A component-free Lagrangian finite element formulation for large strain elastodynamics

STICKLE, MIGUEL MARTÍN; MOLINOS, MIGUEL; NAVAS, PEDRO; YAGÜE, ÁNGEL; MANZANAL, DIEGO; MOUSSAVI, SAEID; PASTOR, MANUEL

COMPUTATIONAL MECHANICS

SPRINGER

Año: 2022 vol. 69 p. 639 - 660

0178-7675

Standard finite element formulation and implementation in solid dynamics at large strains usually relies upon and indicial-tensor Voigt notation to factorized the weighting functions and take advantage of the symmetric structure of the algebraic objects involved. In the present work, a novel component-free approach, where no reference to a basis, axes or components is made, implied or required, is adopted for the finite element formulation.

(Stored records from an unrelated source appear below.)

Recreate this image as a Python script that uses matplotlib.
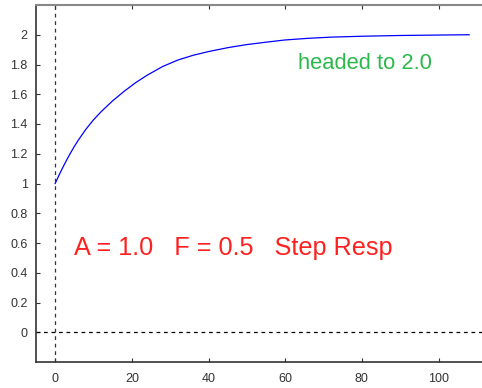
import matplotlib.pyplot as plt
from matplotlib.ticker import FuncFormatter

# values
t = [0, 1, 2, 3, 4, 5, 6, 8, 10, 12, 15, 18, 21, 24, 28, 32, 36, 40,
     45, 50, 55, 60, 66, 72, 80, 90, 100, 108]
y = [1.000, 1.056, 1.108, 1.158, 1.205, 1.249, 1.290, 1.364, 1.428,
     1.483, 1.556, 1.620, 1.678, 1.728, 1.786, 1.830, 1.862, 1.887,
     1.913, 1.934, 1.950, 1.965, 1.976, 1.984, 1.990, 1.995, 1.998,
     2.000]
x_ticks = [0, 20, 40, 60, 80, 100]
y_ticks = [0, 0.2, 0.4, 0.6, 0.8, 1, 1.2, 1.4, 1.6, 1.8, 2]

plt.rcParams['font.family'] = ['Liberation Sans', 'DejaVu Sans']

fig = plt.figure(figsize=(4.82, 3.88), dpi=100)
W, H = 482, 388
# axes runs a little past the right edge of the picture
ax = fig.add_axes([36 / W, 26 / H, 460 / W, 357 / H])

ax.plot(t, y, color='#0000ff', linewidth=0.9)
ax.axvline(0, color='#333333', linestyle=(0, (3, 3)), linewidth=0.9)
ax.axhline(0, color='black', linestyle=(0, (3, 3)), linewidth=0.9)

ax.set_xlim(-5, 115)
ax.set_ylim(-0.2, 2.2)
ax.set_xticks(x_ticks)
ax.set_yticks(y_ticks)
ax.yaxis.set_major_formatter(FuncFormatter(lambda v, p: '%g' % v))
ax.tick_params(direction='in', length=3, labelsize=9, colors='#333333',
               top=True, right=True, pad=6)
ax.tick_params(axis='x', pad=8)

for side in ['left', 'bottom']:
    ax.spines[side].set_color('#333333')
    ax.spines[side].set_linewidth(1.2)
ax.spines['top'].set_color('#888888')
ax.spines['top'].set_linewidth(1.5)

ax.text(63.4, 1.81, 'headed to 2.0', color='#2db84d', fontsize=15.8,
        va='center', ha='left')
ax.text(5, 0.564, 'A = 1.0   F = 0.5   Step Resp', color='#ff2020',
        fontsize=18.2, va='center', ha='left')

fig.savefig('out.png', dpi=100)
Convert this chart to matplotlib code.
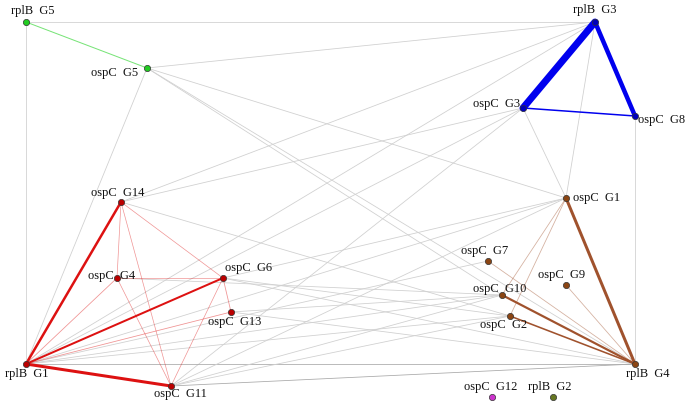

Under this approach, the factorisation of the weighting function and also of the increment of the displacement field, can be performed by means of component-free operations avoiding both the use of any index notation and the subsequent reorganisation in matrix Voigt form. This new approach leads to a straightforward implementation of the formulation where only vectors and second order tensors in R3 are required. The proposed formulation is as accurate as the standard Voigt based finite element method however is more efficient, concise, transparent and easy to implement.